### Data
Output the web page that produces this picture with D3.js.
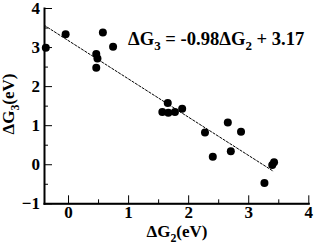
<!DOCTYPE html>
<html>
<head>
<meta charset="utf-8">
<script src="https://cdn.jsdelivr.net/npm/d3@7"></script>
<style>
  html, body { margin: 0; padding: 0; background: #fff; }
  svg { display: block; }
  svg text { font-family: "Liberation Serif", Tinos, "DejaVu Serif", serif !important; font-weight: bold; fill: #000; }
</style>
</head>
<body>
<svg id="chart" width="314" height="246"></svg>
<script>
// ---- data ----
const dG2 = [-0.37, -0.04, 0.58, 0.75, 0.47, 0.49, 0.47, 1.66, 1.57, 1.67, 1.78, 1.90, 2.28, 2.66, 2.88, 2.41, 2.71, 3.40, 3.43, 3.27];
const dG3 = [2.98, 3.33, 3.37, 3.01, 2.82, 2.71, 2.47, 1.57, 1.34, 1.32, 1.34, 1.42, 0.81, 1.07, 0.83, 0.19, 0.33, -0.02, 0.05, -0.48];
const fitSlope = -0.98;
const fitIntercept = 3.17;
const fitRange = [-0.4, 3.42];
const xMajor = [0, 1, 2, 3, 4];
const xMinor = [0.5, 1.5, 2.5, 3.5];
const yMajor = [-1, 0, 1, 2, 3, 4];
const yMinor = [-0.5, 0.5, 1.5, 2.5, 3.5];

const FONT = "'Liberation Serif', Tinos, 'DejaVu Serif', serif";
const svg = d3.select("#chart");
const x = d3.scaleLinear().domain([-0.4, 4]).range([44, 308.3]);
const y = d3.scaleLinear().domain([-1, 4]).range([203.3, 8]);

// fit line
const fitPts = fitRange.map(v => [v, fitSlope * v + fitIntercept]);
svg.append("path")
  .attr("d", d3.line().x(d => x(d[0])).y(d => y(d[1]))(fitPts))
  .attr("fill", "none").attr("stroke", "#000").attr("stroke-width", 1)
  .attr("stroke-dasharray", "3,1");

// points
svg.append("g").selectAll("circle").data(dG2.map((v, i) => [v, dG3[i]])).join("circle")
  .attr("cx", d => x(d[0])).attr("cy", d => y(d[1])).attr("r", 4).attr("fill", "#000");

// axes
const gx = svg.append("g").attr("transform", `translate(0,${y(-1)})`);
gx.call(d3.axisBottom(x).tickValues(xMinor).tickSizeInner(-4).tickSizeOuter(0).tickFormat(""));
const gx2 = svg.append("g").attr("transform", `translate(0,${y(-1)})`);
gx2.call(d3.axisBottom(x).tickValues(xMajor).tickSizeInner(-8).tickSizeOuter(0).tickPadding(3).tickFormat(d3.format("d")));
gx2.select(".domain").attr("stroke-width", 2);

const gy = svg.append("g").attr("transform", `translate(${x(-0.4)},0)`);
gy.call(d3.axisLeft(y).tickValues(yMinor).tickSizeInner(-4).tickSizeOuter(0).tickFormat(""));
const gy2 = svg.append("g").attr("transform", `translate(${x(-0.4)},0)`);
gy2.call(d3.axisLeft(y).tickValues(yMajor).tickSizeInner(-8).tickSizeOuter(0).tickPadding(4).tickFormat(d3.format("d")));
gy2.select(".domain").attr("stroke-width", 2);
svg.selectAll("g").attr("font-family", FONT).attr("font-size", 17);
svg.selectAll(".domain").attr("stroke-linecap", "square");

// labels
function label(sel, main, sub, rest, size) {
  sel.append("tspan").text(main);
  sel.append("tspan").attr("font-size", size * 0.7).attr("dy", size * 0.3).text(sub);
  sel.append("tspan").attr("dy", -size * 0.3).text(rest);
}
const xl = svg.append("text").attr("x", 177).attr("y", 237).attr("text-anchor", "middle")
  .attr("font-family", FONT).attr("font-size", 17);
label(xl, "ΔG", "2", "(eV)", 17);
const yl = svg.append("text").attr("transform", "translate(14,104) rotate(-90)").attr("text-anchor", "middle")
  .attr("font-family", FONT).attr("font-size", 17);
label(yl, "ΔG", "3", "(eV)", 17);

const eq = svg.append("text").attr("x", 128).attr("y", 45).attr("font-family", FONT).attr("font-size", 18.6);
eq.append("tspan").text("ΔG");
eq.append("tspan").attr("font-size", 13).attr("dy", 5).text("3");
eq.append("tspan").attr("dy", -5).text(` = ${fitSlope}ΔG`);
eq.append("tspan").attr("font-size", 13).attr("dy", 5).text("2");
eq.append("tspan").attr("dy", -5).text(` + ${fitIntercept}`);
</script>
</body>
</html>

### Task details
Write out each line again precisely as it appears, skipping every picture.

### Response to this task
Output the web page that produces this picture with D3.js.
<!DOCTYPE html>
<html>
<head>
<meta charset="utf-8">
<script src="https://cdn.jsdelivr.net/npm/d3@7"></script>
<style>
  html, body { margin: 0; padding: 0; background: #fff; }
  svg { display: block; }
  svg text { font-family: "Liberation Serif", Tinos, "DejaVu Serif", serif !important; font-weight: bold; fill: #000; }
</style>
</head>
<body>
<svg id="chart" width="314" height="246"></svg>
<script>
// ---- data ----
const dG2 = [-0.37, -0.04, 0.58, 0.75, 0.47, 0.49, 0.47, 1.66, 1.57, 1.67, 1.78, 1.90, 2.28, 2.66, 2.88, 2.41, 2.71, 3.40, 3.43, 3.27];
const dG3 = [2.98, 3.33, 3.37, 3.01, 2.82, 2.71, 2.47, 1.57, 1.34, 1.32, 1.34, 1.42, 0.81, 1.07, 0.83, 0.19, 0.33, -0.02, 0.05, -0.48];
const fitSlope = -0.98;
const fitIntercept = 3.17;
const fitRange = [-0.4, 3.42];
const xMajor = [0, 1, 2, 3, 4];
const xMinor = [0.5, 1.5, 2.5, 3.5];
const yMajor = [-1, 0, 1, 2, 3, 4];
const yMinor = [-0.5, 0.5, 1.5, 2.5, 3.5];

const FONT = "'Liberation Serif', Tinos, 'DejaVu Serif', serif";
const svg = d3.select("#chart");
const x = d3.scaleLinear().domain([-0.4, 4]).range([44, 308.3]);
const y = d3.scaleLinear().domain([-1, 4]).range([203.3, 8]);

// fit line
const fitPts = fitRange.map(v => [v, fitSlope * v + fitIntercept]);
svg.append("path")
  .attr("d", d3.line().x(d => x(d[0])).y(d => y(d[1]))(fitPts))
  .attr("fill", "none").attr("stroke", "#000").attr("stroke-width", 1)
  .attr("stroke-dasharray", "3,1");

// points
svg.append("g").selectAll("circle").data(dG2.map((v, i) => [v, dG3[i]])).join("circle")
  .attr("cx", d => x(d[0])).attr("cy", d => y(d[1])).attr("r", 4).attr("fill", "#000");

// axes
const gx = svg.append("g").attr("transform", `translate(0,${y(-1)})`);
gx.call(d3.axisBottom(x).tickValues(xMinor).tickSizeInner(-4).tickSizeOuter(0).tickFormat(""));
const gx2 = svg.append("g").attr("transform", `translate(0,${y(-1)})`);
gx2.call(d3.axisBottom(x).tickValues(xMajor).tickSizeInner(-8).tickSizeOuter(0).tickPadding(3).tickFormat(d3.format("d")));
gx2.select(".domain").attr("stroke-width", 2);

const gy = svg.append("g").attr("transform", `translate(${x(-0.4)},0)`);
gy.call(d3.axisLeft(y).tickValues(yMinor).tickSizeInner(-4).tickSizeOuter(0).tickFormat(""));
const gy2 = svg.append("g").attr("transform", `translate(${x(-0.4)},0)`);
gy2.call(d3.axisLeft(y).tickValues(yMajor).tickSizeInner(-8).tickSizeOuter(0).tickPadding(4).tickFormat(d3.format("d")));
gy2.select(".domain").attr("stroke-width", 2);
svg.selectAll("g").attr("font-family", FONT).attr("font-size", 17);
svg.selectAll(".domain").attr("stroke-linecap", "square");

// labels
function label(sel, main, sub, rest, size) {
  sel.append("tspan").text(main);
  sel.append("tspan").attr("font-size", size * 0.7).attr("dy", size * 0.3).text(sub);
  sel.append("tspan").attr("dy", -size * 0.3).text(rest);
}
const xl = svg.append("text").attr("x", 177).attr("y", 237).attr("text-anchor", "middle")
  .attr("font-family", FONT).attr("font-size", 17);
label(xl, "ΔG", "2", "(eV)", 17);
const yl = svg.append("text").attr("transform", "translate(14,104) rotate(-90)").attr("text-anchor", "middle")
  .attr("font-family", FONT).attr("font-size", 17);
label(yl, "ΔG", "3", "(eV)", 17);

const eq = svg.append("text").attr("x", 128).attr("y", 45).attr("font-family", FONT).attr("font-size", 18.6);
eq.append("tspan").text("ΔG");
eq.append("tspan").attr("font-size", 13).attr("dy", 5).text("3");
eq.append("tspan").attr("dy", -5).text(` = ${fitSlope}ΔG`);
eq.append("tspan").attr("font-size", 13).attr("dy", 5).text("2");
eq.append("tspan").attr("dy", -5).text(` + ${fitIntercept}`);
</script>
</body>
</html>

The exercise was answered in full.